In the midst of all of this, we also celebrate Women's History Month, first recognized nationally in the United States by Jimmy Carter in 1980. His Presidential Proclamation declared the Week of March 8th, 1980 as National Women’s History Week and read in part:
“From the first settlers who came to our shores, from the first American Indian families who befriended them, men and women have worked together to build this nation. Too often the women were unsung and sometimes their contributions went unnoticed. But the achievements, leadership, courage, strength and love of the women who built America was as vital as that of the men whose names we know so well.”
By the end of that year, a bipartisan partnership between Representative Barbara Mikulski and Senator Orrin Hatch established a Congressional Resolution for National Women’s History Week in 1981. By 1986, 14 states had declared March as Women’s History Month; using this inertia and state-by-state action, lobbyists pressed Congress to expand the celebration to the entire month of March, and in 1987 Congress declared March as National Women’s History Month.
What had begun as a week-long celebration initiated by the Education Task Force of the Sonoma County Commission on the Status of Women and in Sonoma County, California, in 1978, had become a nationally recognized heritage month within less than 10 years.
During Women’s History Month 2023, the Sandy Spring community will be aligning with the National Women's History Alliance in uplifting the theme, "Celebrating Women Who Tell Our Stories." That storytelling theme will be on full and literal display in the Lower School and Middle School Assemblies, where storytellers Jane Dorfman and Noa Baum will entertain students. Noa will offer her program “Marvelous Maidens” to MS and Jane will entertain our youngest learners with stories of empowered female characters.
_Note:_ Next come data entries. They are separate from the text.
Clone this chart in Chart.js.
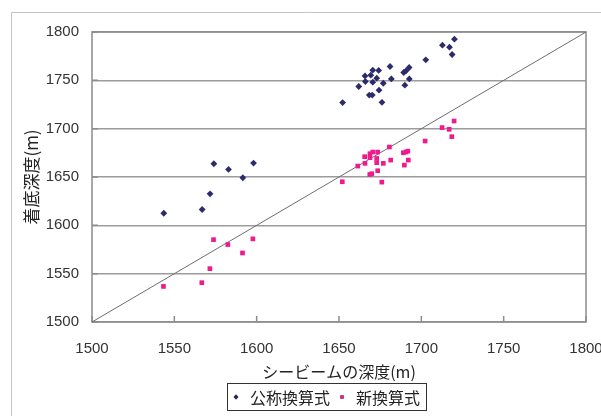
<!DOCTYPE html>
<html>
<head>
<meta charset="utf-8">
<script src="https://cdn.jsdelivr.net/npm/chart.js@4.4.0/dist/chart.umd.min.js"></script>
<style>
  html, body { margin: 0; padding: 0; background: #fff; }
  canvas { display: block; }
</style>
</head>
<body>
<canvas id="myChart" width="601" height="416"></canvas>
<script>
// axis ticks
var tickValues = [1500, 1550, 1600, 1650, 1700, 1750, 1800];

// 公称換算式 (x: シービームの深度, y: 着底深度)
var koshoX = [1543.6, 1566.9, 1571.7, 1574.0, 1582.9, 1591.6, 1598.1,
    1720.1, 1712.8, 1717.1, 1718.7, 1702.7, 1681.0, 1670.5, 1674.1, 1665.8,
    1669.3, 1689.3, 1690.7, 1692.6, 1672.9, 1666.0, 1670.5, 1681.8, 1692.7,
    1662.0, 1676.9, 1690.0, 1674.3, 1668.4, 1670.2, 1652.2, 1676.1];
var koshoY = [1612.5, 1616.4, 1632.6, 1663.7, 1657.8, 1649.2, 1664.4,
    1792.6, 1786.4, 1784.3, 1776.7, 1771.2, 1764.3, 1760.5, 1760.2, 1754.6,
    1755.3, 1758.1, 1759.8, 1763.3, 1752.2, 1748.8, 1748.1, 1751.5, 1751.5,
    1743.6, 1747.0, 1745.0, 1739.8, 1734.7, 1734.7, 1727.0, 1727.3];

// 新換算式
var shinX = [1543.4, 1566.7, 1571.6, 1573.8, 1582.5, 1591.4, 1597.7,
    1719.9, 1712.6, 1716.9, 1718.5, 1702.3, 1652.0, 1676.0, 1668.7, 1669.9,
    1673.5, 1661.4, 1665.8, 1665.6, 1668.8, 1670.5, 1673.5, 1668.8, 1672.9,
    1672.9, 1676.9, 1681.4, 1680.6, 1689.1, 1690.7, 1691.8, 1692.1, 1689.7];
var shinY = [1536.8, 1540.7, 1555.2, 1585.2, 1580.1, 1571.4, 1586.0,
    1707.9, 1701.1, 1699.3, 1691.7, 1687.2, 1645.1, 1644.7, 1652.6, 1653.4,
    1656.5, 1661.3, 1664.1, 1671.0, 1674.1, 1675.8, 1675.8, 1670.0, 1669.2,
    1664.8, 1664.1, 1667.5, 1681.0, 1675.1, 1675.8, 1676.8, 1667.5, 1662.3];

// y = x reference line
var lineX = [1500, 1800];
var lineY = [1500, 1800];

function toPoints(xs, ys) {
    return xs.map(function(x, i) { return {x: x, y: ys[i]}; });
}

var FONT = "'Liberation Sans', 'Noto Sans CJK JP', Arial, sans-serif";
var JFONT = "'Noto Sans CJK JP', 'Liberation Sans', sans-serif";

// outer border, plot frame, inner tick marks, boxed legend
var framePlugin = {
    id: 'frame',
    beforeDraw: function(chart) {
        var ctx = chart.ctx;
        ctx.save();
        ctx.strokeStyle = '#c4c4c4';
        ctx.lineWidth = 1;
        ctx.beginPath();
        ctx.moveTo(11.5, 416);
        ctx.lineTo(11.5, 12.5);
        ctx.lineTo(601, 12.5);
        ctx.stroke();
        ctx.restore();
    },
    beforeDatasetsDraw: function(chart) {
        var ctx = chart.ctx, a = chart.chartArea;
        var xs = chart.scales.x, ys = chart.scales.y;
        ctx.save();
        ctx.strokeStyle = '#8c8c8c';
        ctx.lineWidth = 1.5;
        ctx.strokeRect(a.left, a.top, a.right - a.left, a.bottom - a.top);
        ctx.beginPath();
        tickValues.forEach(function(v) {
            var px = xs.getPixelForValue(v);
            ctx.moveTo(px, a.bottom);
            ctx.lineTo(px, a.bottom - 6);
            var py = ys.getPixelForValue(v);
            ctx.moveTo(a.left, py);
            ctx.lineTo(a.left + 6, py);
        });
        ctx.stroke();
        ctx.restore();
    },
    afterDraw: function(chart) {
        var ctx = chart.ctx;
        var cy = 397;
        var x = 227;
        ctx.save();
        ctx.font = '16px ' + JFONT;
        ctx.textBaseline = 'middle';
        ctx.fillStyle = '#222';
        var x0 = x;
        x += 9;
        [0, 1].forEach(function(i) {
            var ds = chart.data.datasets[i];
            Chart.helpers.drawPoint(ctx, {
                pointStyle: ds.pointStyle,
                radius: ds.pointRadius * 0.7,
                borderWidth: 0,
                rotation: 0
            }, x, cy);
            ctx.fillStyle = ds.backgroundColor;
            ctx.fill();
            ctx.fillStyle = '#222';
            ctx.fillText(ds.label, x + 14, cy + 1);
            x += 14 + ctx.measureText(ds.label).width + 12;
        });
        x -= 6;
        ctx.strokeStyle = '#333';
        ctx.lineWidth = 1;
        ctx.strokeRect(x0 + 0.5, 383.5, Math.round(x - x0), 27);
        ctx.restore();
    }
};

function plainTick(value) { return String(value); }

var ctx = document.getElementById('myChart').getContext('2d');
var myChart = new Chart(ctx, {
    type: 'scatter',
    data: {
        datasets: [{
            label: '公称換算式',
            data: toPoints(koshoX, koshoY),
            pointStyle: 'rectRot',
            pointRadius: 3.4,
            backgroundColor: '#2d2b6b',
            borderColor: '#2d2b6b',
            borderWidth: 0
        }, {
            label: '新換算式',
            data: toPoints(shinX, shinY),
            pointStyle: 'rect',
            pointRadius: 3.3,
            backgroundColor: '#ee1a8e',
            borderColor: '#ee1a8e',
            borderWidth: 0
        }, {
            label: 'y=x',
            type: 'line',
            data: toPoints(lineX, lineY),
            borderColor: '#6e6e6e',
            borderWidth: 1,
            pointRadius: 0,
            fill: false
        }]
    },
    options: {
        responsive: false,
        animation: false,
        layout: {
            padding: {left: 11, top: 32, right: 15, bottom: 36}
        },
        plugins: {
            legend: {display: false},
            tooltip: {enabled: false}
        },
        scales: {
            x: {
                type: 'linear',
                min: 1500,
                max: 1800,
                afterFit: function(s) {
                    s.height = 58;
                    s.paddingLeft = 0;
                    s.paddingRight = 0;
                },
                afterBuildTicks: function(s) {
                    s.ticks = tickValues.map(function(v) { return {value: v}; });
                },
                grid: {display: false, drawTicks: false},
                border: {display: false},
                ticks: {
                    padding: 18,
                    maxRotation: 0,
                    autoSkip: false,
                    callback: plainTick,
                    color: '#333',
                    font: {family: FONT, size: 15}
                },
                title: {
                    display: true,
                    text: 'シービームの深度(m)',
                    color: '#222',
                    padding: {top: 0, bottom: 0},
                    font: {family: JFONT, size: 16, lineHeight: 1}
                }
            },
            y: {
                type: 'linear',
                min: 1500,
                max: 1800,
                afterFit: function(s) {
                    s.width = 81;
                    s.paddingTop = 0;
                    s.paddingBottom = 0;
                },
                afterBuildTicks: function(s) {
                    s.ticks = tickValues.map(function(v) { return {value: v}; });
                },
                grid: {color: '#9c9c9c', lineWidth: 1.5, drawTicks: false},
                border: {display: false},
                ticks: {
                    padding: 13,
                    autoSkip: false,
                    callback: plainTick,
                    color: '#333',
                    font: {family: FONT, size: 15}
                },
                title: {
                    display: true,
                    text: '着底深度(m)',
                    color: '#222',
                    padding: {top: 10, bottom: 0},
                    font: {family: JFONT, size: 17, lineHeight: 1.2}
                }
            }
        }
    },
    plugins: [framePlugin]
});
</script>
</body>
</html>
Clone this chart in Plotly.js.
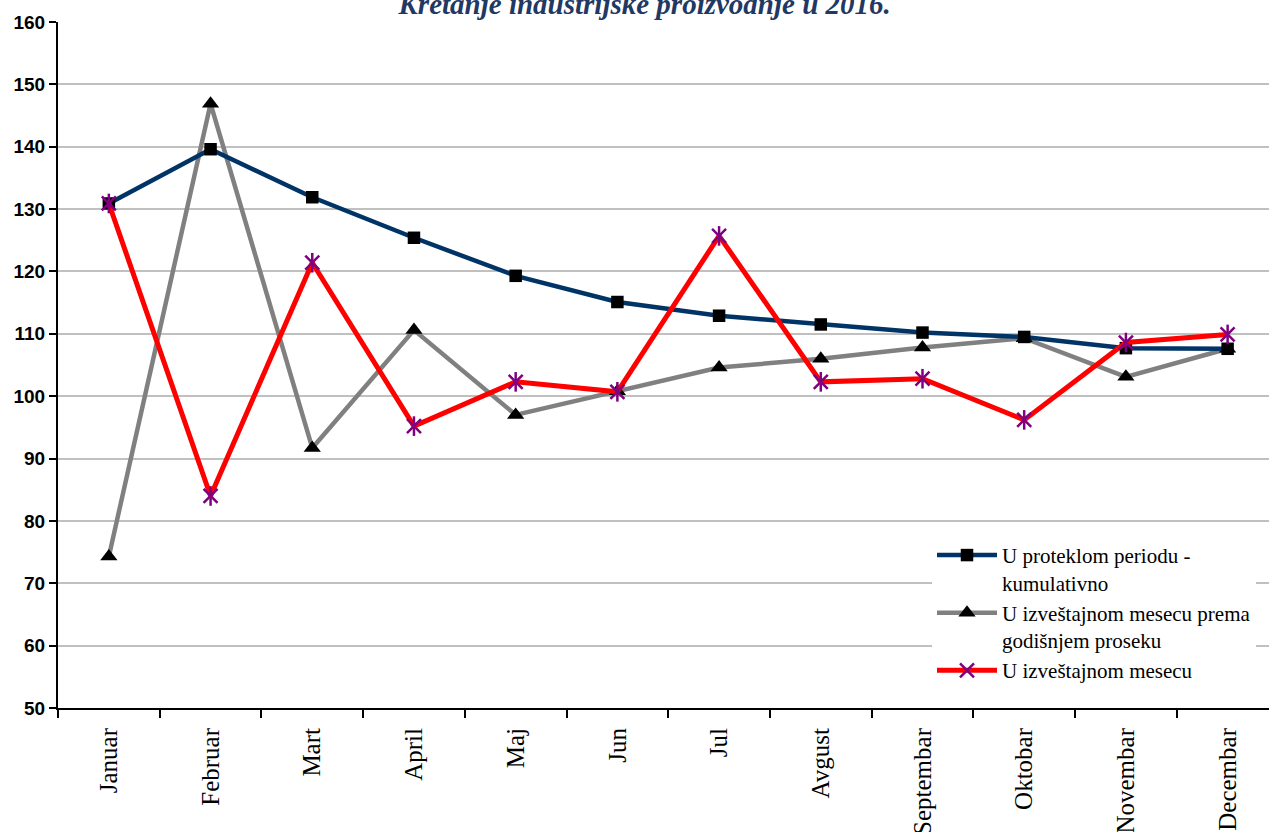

You will also see book lists, decorations, and displays in the Middle School and Lower School, in addition to decorations and content on Upper School screens. We will be initiating an All-School study of the life and work of Pauli Murray, including an evening movie screening and an Upper School Assembly. And as always, there may be some "pop up" surprises as well!
Please join SSFS and the National Women's History Alliance this month in a "recognition of women, past and present, who have been active in all forms of media and storytelling including print, radio, TV, stage, screen, blogs, podcasts, news, and social media."